I’ve written already about my visit to the Harvard Museum of Natural History in Cambridge, Massachusetts. Admission there also gives you access to the adjacent Peabody Museum of Archaeology and Ethnology, located at 11 Divinity Avenue. The latter is also a really cool museum, even if I’m better at appreciating a Kronosaurus skeleton than a totem pole. That’s my flaw, not the museum’s.

The Peabody Museum has been around since 1866 and is a multi-floor anthropology collection that includes artifacts from all the indigenous cultures of the New World.

In its Encounters with the Americas Gallery on the third floor (where you’ll be entering it if you’re coming from the adjoining natural history museum), the curators have created a large Day of the Dead altar. Called an ofrenda in the language of its celebrants, the altar is used to offer gifts and food for the dead, and you can find them everywhere during the festival…on the streets, in the graveyards, in people’s homes.


The Peabody Museum put together its altar using pieces from its Alice P. Melvin Collection of Mexican Folk Art…which means, lots of skeletons. You can see each piece individually here.

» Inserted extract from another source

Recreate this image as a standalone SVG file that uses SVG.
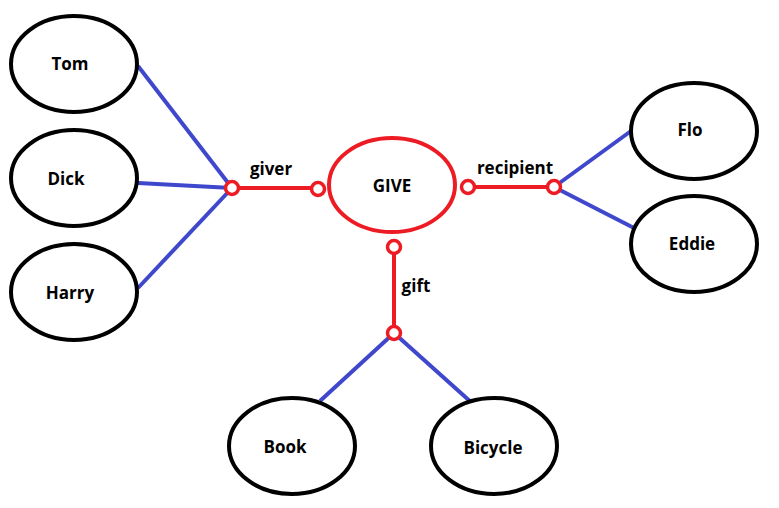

The altar was created by artist Mizael Sanchez, and is a permanent feature of the museum. It’s contained within a ten-foot-tall bright purple display case, at the top of which is a common Mexican phrase that translates to, “The dead can rest while the living shall party.” On its sides is a series of Day of the Dead-inspired paintings…which means lots of skeletons. There’s a great video with the artist about it here.

Even better, the Peabody Museum actually celebrates the Day of the Dead on its premises, which I only just learned while writing this article. Hopefully I can put off my Halloween hangover and the pressures of a too-early Christmas long enough to check it out this year.